VPRO Gids 12

25 maart t/m 31 maart
Pagina 74 - ‘Al te coöperatief’

Al te coöperatief

Daan Schneider ,

‘Polderen’, dat deed Nederland ook met de Duitse bezetter.

De EO-documentaire Gaat dit over ons? Herdenken in Nederland polderland van Alfred Edelstein is een snoeiharde aanklacht tegen het gebrekkige nationale beleid rond de herdenking van de Holocaust.

Is het niet raar, vraagt Vuijsje zich in een van de eerste shots af, dat de overheid direct na de oorlog de herdenking organiseert van de verschrikkingen waaraan zij zelf heeft bijgedragen? Instanties als de gemeentelijke basisadministratie, de politie, de marechaussee en de NS hadden immers behulpzaam meegewerkt aan de deportatie van Joden, Roma en Sinti door de nazi’s.

De rest van de documentaire schetst een weinig florissant beeld van het nationale herdenkingsbeleid van 1946 tot nu. In de eerste naoorlogse jaren lag de nadruk op de gesneuvelde militairen en de verzetshelden. De overheid wilde gevoelens van trots, eenheid en veerkracht aanwakkeren die nodig waren voor de succesvolle wederopbouw van het land. ‘Voor het uitzonderlijke leed dat de Joden, Roma en Sinti is aangedaan was in het nationale verhaal na de oorlog geen ruimte,’ stelt Bart Wallet, hoogleraar Joodse Studies. De Joden werd het zwijgen opgelegd en van de Roma en Sinti werd in de in die tijd nog überhaupt niet gerept. Om die reden kozen zij ervoor hun leed in eigen kring te herdenken.

Tekenend is het voorbeeld van het Jonas Daniël Meijerplein in Amsterdam, waar in 1941 de eerste grote razzia’s plaatsvonden. Na de oorlog zette de Joodse gemeenschap aan tot het oprichten van een monument op dit plein ter nagedachtenis aan de mensen die waren afgevoerd, maar de gemeente Amsterdam traineerde het initiatief. In 1952 werd op datzelfde plein een ander beeld onthuld: De Dokwerker, ter nagedachtenis aan de Februaristaking van 1941 waarbij arbeiders massaal het werk neerlegden uit protest tegen de bezetter. Het leed van de Joden moest letterlijk plaatsmaken voor het heldhaftige zelfbeeld van Nederland als verzetsland. ‘Symbolischer kun je het niet hebben,’ aldus Wallet.

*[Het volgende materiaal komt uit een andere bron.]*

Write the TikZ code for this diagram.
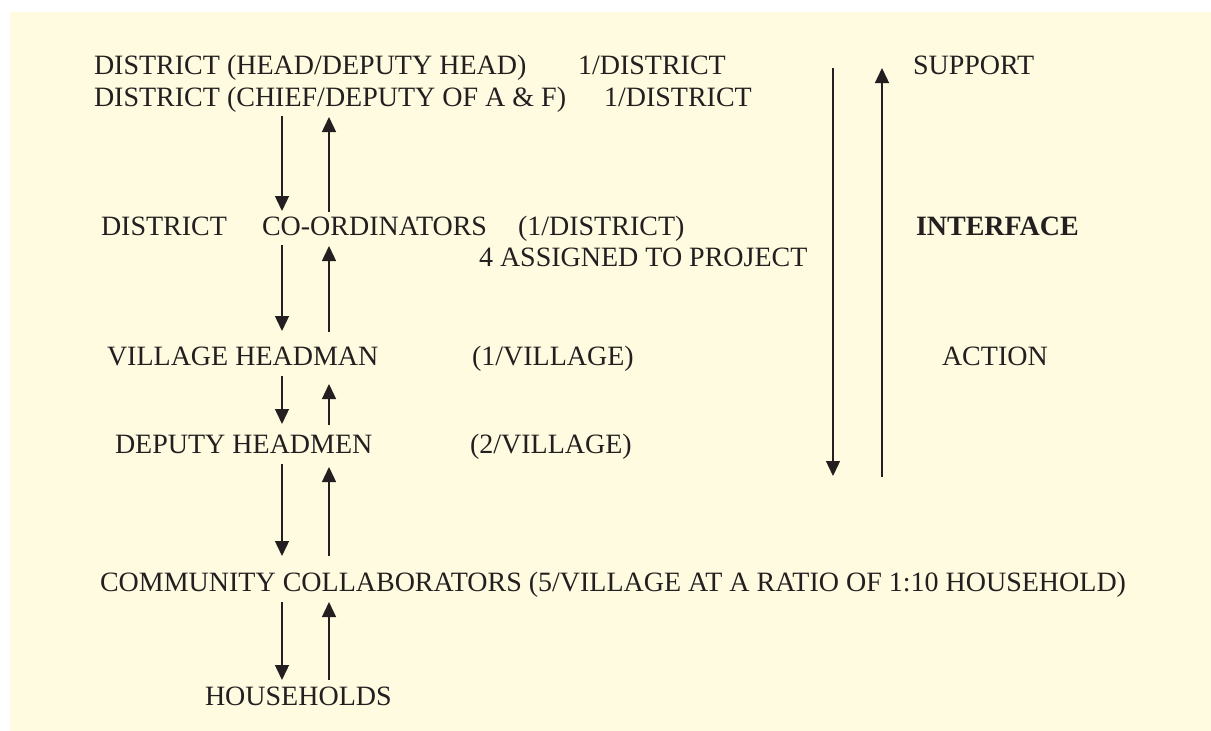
\documentclass[tikz,border=0pt]{standalone}
\usepackage{fontspec}
\setmainfont{Liberation Serif}
\usetikzlibrary{arrows.meta}
\definecolor{bgcream}{RGB}{255,251,224}
\definecolor{ink}{RGB}{35,31,32}
\tikzset{
  lbl/.style={anchor=base west, inner sep=0pt, outer sep=0pt, text=ink, font=\fontsize{28}{33}\selectfont},
  arr/.style={draw=ink, line width=1.4pt, -{Triangle[length=15pt,width=14pt]}},
}
\begin{document}
\begin{tikzpicture}[x=1pt,y=-1pt]
\useasboundingbox (0,0) rectangle (1211,731);
\fill[bgcream] (10,12) rectangle (1212,732);

% texts
\node[lbl] (t1) at (94,74) {DISTRICT (HEAD/DEPUTY HEAD)};
\node[lbl] (t1r) at (578,74) {1/DISTRICT};
\node[lbl] (t2) at (94,106) {DISTRICT (CHIEF/DEPUTY OF A \& F)};
\node[lbl] (t2r) at (604,106) {1/DISTRICT};
\node[lbl] (sup) at (913,74) {SUPPORT};

\node[lbl] (t3a) at (101,235) {DISTRICT};
\node[lbl] (t3b) at (262,235) {CO-ORDINATORS};
\node[lbl] (t3c) at (518,235) {(1/DISTRICT)};
\node[lbl] (t3d) at (479,266) {4 ASSIGNED TO PROJECT};
\node[lbl, font=\fontsize{28}{33}\selectfont\bfseries] (intf) at (916,235) {INTERFACE};

\node[lbl] (t4) at (107,365) {VILLAGE HEADMAN};
\node[lbl] (t4r) at (472,365) {(1/VILLAGE)};
\node[lbl] (act) at (942,365) {ACTION};

\node[lbl] (t5) at (115,453) {DEPUTY HEADMEN};
\node[lbl] (t5r) at (470,453) {(2/VILLAGE)};

\node[lbl] (t6) at (100,591) {COMMUNITY COLLABORATORS (5/VILLAGE AT A RATIO OF 1:10 HOUSEHOLD)};
\node[lbl] (t7) at (205,705) {HOUSEHOLDS};

% arrow end points
\coordinate (d1a) at (282,116); \coordinate (d1b) at (282,211);
\coordinate (u1a) at (329,212); \coordinate (u1b) at (329,117);
\coordinate (d2a) at (282,245); \coordinate (d2b) at (282,331);
\coordinate (u2a) at (329,332); \coordinate (u2b) at (329,246);
\coordinate (d3a) at (282,376); \coordinate (d3b) at (282,424);
\coordinate (u3a) at (329,425); \coordinate (u3b) at (329,384);
\coordinate (d4a) at (282,464); \coordinate (d4b) at (282,556);
\coordinate (u4a) at (329,556); \coordinate (u4b) at (329,467);
\coordinate (d5a) at (282,602); \coordinate (d5b) at (282,680);
\coordinate (u5a) at (329,680); \coordinate (u5b) at (329,602);
\coordinate (rda) at (833,68); \coordinate (rdb) at (833,476);
\coordinate (rua) at (882,477); \coordinate (rub) at (882,68);

\draw[arr] (d1a) -- (d1b);
\draw[arr] (u1a) -- (u1b);
\draw[arr] (d2a) -- (d2b);
\draw[arr] (u2a) -- (u2b);
\draw[arr] (d3a) -- (d3b);
\draw[arr] (u3a) -- (u3b);
\draw[arr] (d4a) -- (d4b);
\draw[arr] (u4a) -- (u4b);
\draw[arr] (d5a) -- (d5b);
\draw[arr] (u5a) -- (u5b);
\draw[arr] (rda) -- (rdb);
\draw[arr] (rua) -- (rub);
\end{tikzpicture}
\end{document}
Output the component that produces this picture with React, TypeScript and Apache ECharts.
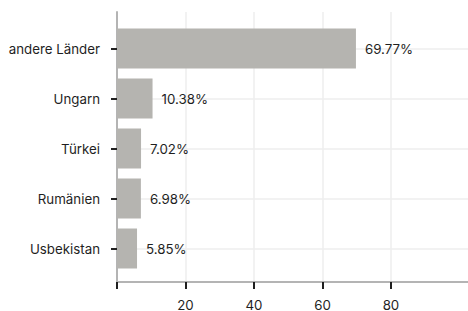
import React, { useEffect, useRef } from "react";
import * as echarts from "echarts";

const categories = ["andere Länder", "Ungarn", "Türkei", "Rumänien", "Usbekistan"];
const shares = [69.77, 10.38, 7.02, 6.98, 5.85];
const tickValues = [0, 20, 40, 60, 80];
const labelValues = [20, 40, 60, 80];

const FONT = "Inter, 'Noto Sans', sans-serif";
const TEXT = "#1f1f1f";
const GRID = "#eeeeee";
const AXIS = "#b4b4b4";
const BAR = "#b5b4b0";

export default function App() {
  const ref = useRef<HTMLDivElement>(null);
  useEffect(() => {
    if (!ref.current) return;
    const chart = echarts.init(ref.current, null, { renderer: "svg" });
    chart.setOption({
      animation: false,
      backgroundColor: "#ffffff",
      grid: [
        { left: 117, right: 0, top: 48.5, bottom: 62.5 },
        { left: 117, right: 0, top: 12, bottom: 27 },
      ],
      xAxis: [
        { type: "value", gridIndex: 0, min: 0, max: 102.5, show: false },
        {
          type: "value",
          gridIndex: 1,
          min: 0,
          max: 102.5,
          interval: 20,
          axisLine: { show: true, lineStyle: { color: AXIS, width: 2 } },
          axisTick: {
            show: true,
            customValues: tickValues,
            length: 7,
            lineStyle: { color: TEXT, width: 2 },
          },
          axisLabel: {
            customValues: labelValues,
            color: TEXT,
            fontFamily: FONT,
            fontSize: 13.3,
            margin: 16,
          },
          splitLine: { show: true, lineStyle: { color: GRID, width: 1.5 } },
        },
      ],
      yAxis: [
        {
          type: "category",
          gridIndex: 0,
          inverse: true,
          boundaryGap: false,
          data: categories,
          axisLine: { show: false },
          axisTick: { show: true, length: 6, lineStyle: { color: TEXT, width: 2 } },
          axisLabel: { color: TEXT, fontFamily: FONT, fontSize: 13.3, margin: 17 },
          splitLine: { show: true, lineStyle: { color: GRID, width: 1.5 } },
        },
        {
          type: "value",
          gridIndex: 1,
          axisLine: { show: true, lineStyle: { color: AXIS, width: 2 } },
          axisTick: { show: false },
          axisLabel: { show: false },
          splitLine: { show: false },
        },
      ],
      series: [
        {
          type: "bar",
          xAxisIndex: 0,
          yAxisIndex: 0,
          data: shares,
          barWidth: 40,
          itemStyle: { color: BAR },
          label: {
            show: true,
            position: "right",
            distance: 9,
            color: TEXT,
            fontFamily: FONT,
            fontSize: 13.3,
            formatter: (p: any) => p.value.toFixed(2) + "%",
          },
          z: 3,
        },
      ],
    });
    return () => chart.dispose();
  }, []);
  return (
    <div
      ref={ref}
      style={{ position: "fixed", left: 0, top: 0, width: 468, height: 311 }}
    />
  );
}
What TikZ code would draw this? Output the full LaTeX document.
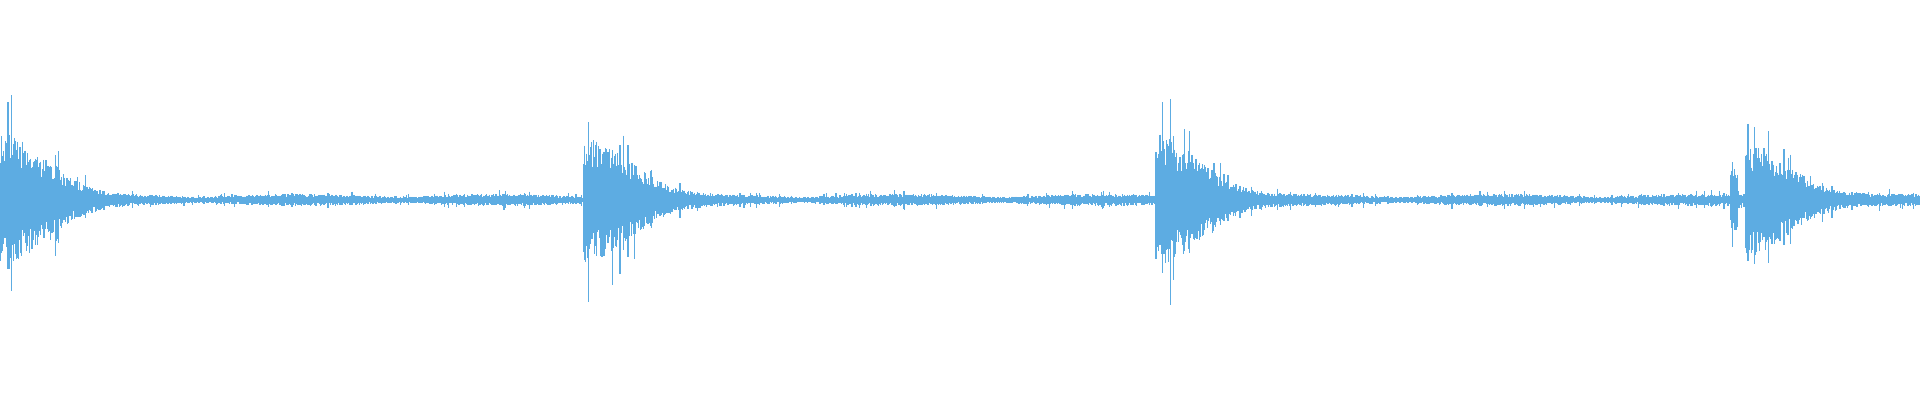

Het duurde tot 2020 voordat de Nederlandse staat bij monde van premier Rutte excuses maakte voor zijn rol bij de Jodenvervolging. En pas in 2021 kwam er met het Holocaust Namenmonument een gedenkteken dat wél wordt omarmd door de nabestaanden van de vermoorde Joden, Roma en Sinti. Het eerbiedigt de slachtoffers en het houdt, onbedoeld misschien, de Nederlandse samenleving een spiegel voor.

Die allerprangendste vraag – hoe heeft dit alles hier kunnen gebeuren? – werd door de Nederlandse overheid te lang omzeild, maar wordt in de documentaire onomwonden beantwoord. In de woorden van schrijver Wim de Wagt: ‘Het Namenmonument laat zien waar een teveel aan consensus en coöperatief medewerken en een gebrek aan weerbaarheid toe kunnen leiden. Dat is de schaduwzijde van het Nederlandse poldermodel.’